The Times reports that Daoud does not exist and was an alias used by Iran intelligence officials who may have wished to cover up the fact that the Al Qaeda leader, an enemy of the state, was being harbored in the country.
In response, Iran said Saturday that the Times report was based on ‘made-up information’ and denied the presence of any of the group’s members.
Iran’s foes, the United States and Israel, ‘try to shift the responsibility for the criminal acts of (Al-Qaeda) and other terrorist groups in the region and link Iran to such groups with lies and by leaking made up information to the media,’ foreign ministry spokesman Saeed Khatibzadeh said in a statement.
Khatibzadeh accused the US and ‘its allies in the region’ of having created Al-Qaeda through their ‘wrong policies’ and advised US media to ‘not fall into the trap of American and Zionist officials’ Hollywood scenarios’.
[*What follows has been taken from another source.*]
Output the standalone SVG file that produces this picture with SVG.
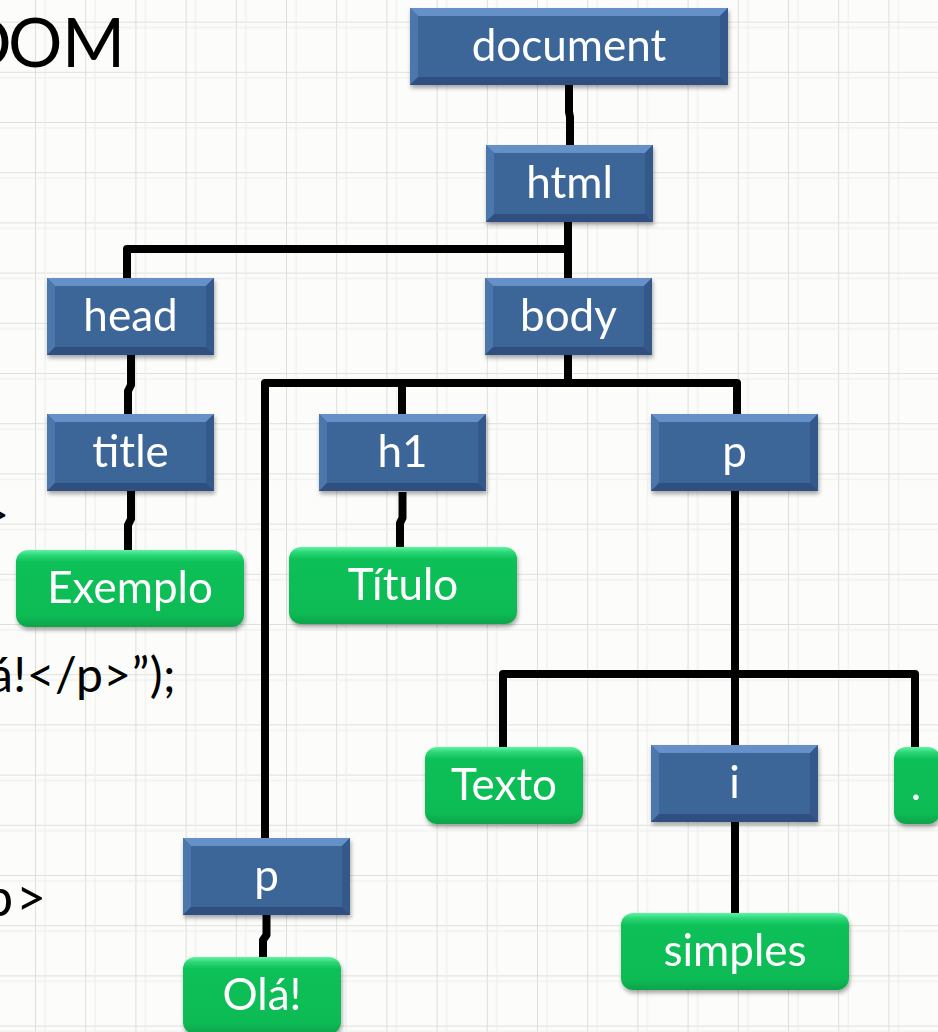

Al-Masri, 58, is reported to have been driving his white Renault L90 sedan at around 9pm on August 7 when two gunmen pulled up to the car and fired five shots from a pistol fitted with a silencer.
The Times states that four of the bullets went into the car, killing al-Masri and his daughter Miriam, who was also the widow of Osama Bin Laden’s son Hamza bin Laden.
No country has claimed responsibility and Al Qaeda has not announced his death, Dailymail reports.
Al Masri was considered first in line to take over Al Qaeda, after its current leader, Ayman al-Zawahri. He was listed as seventh among the organization’s 170 founders.
The terrorist leader had been indicted in the U.S. over the bombing of its African embassies in the 90s and had featured on the F.B.I.’s most wanted list for a long time.
He also allegedly ordered an attack in Mombasa, Kenya, in 2002 that killed 13 Kenyans and three Israeli tourists.
In 2008, the U.S. National Counterterrorism Center described him as the ‘most experienced and capable operational planner not in U.S. or allied custody’ as well as the ‘former chief of training’.
Al Masri was a longtime member Al Qaeda’s highly secretive management council and fled to Iran following the organization’s 9/11 attack.
‘They believed the United States would find it very difficult to act against them there,’ said Yoram Schweitzer, head of the Terrorism Project of the Institute for National Security Studies in Tel Aviv.
‘Also because they believed that the chances of the Iranian regime doing an exchange deal with the Americans that would include their heads were very slim.’
He is one of the few high-ranking members of the organization to survive the U.S. hunt following the 9/11 attack but was taken into custody in Iran in 2003.
Yet, he had been living in the upscale Pasdaran district of Tehran since at least 2015, according to the Times, after being released in a deal. The deal led to the release of five Al Qaeda leaders in exchange for an Iranian diplomat who had been abducted in Yemen.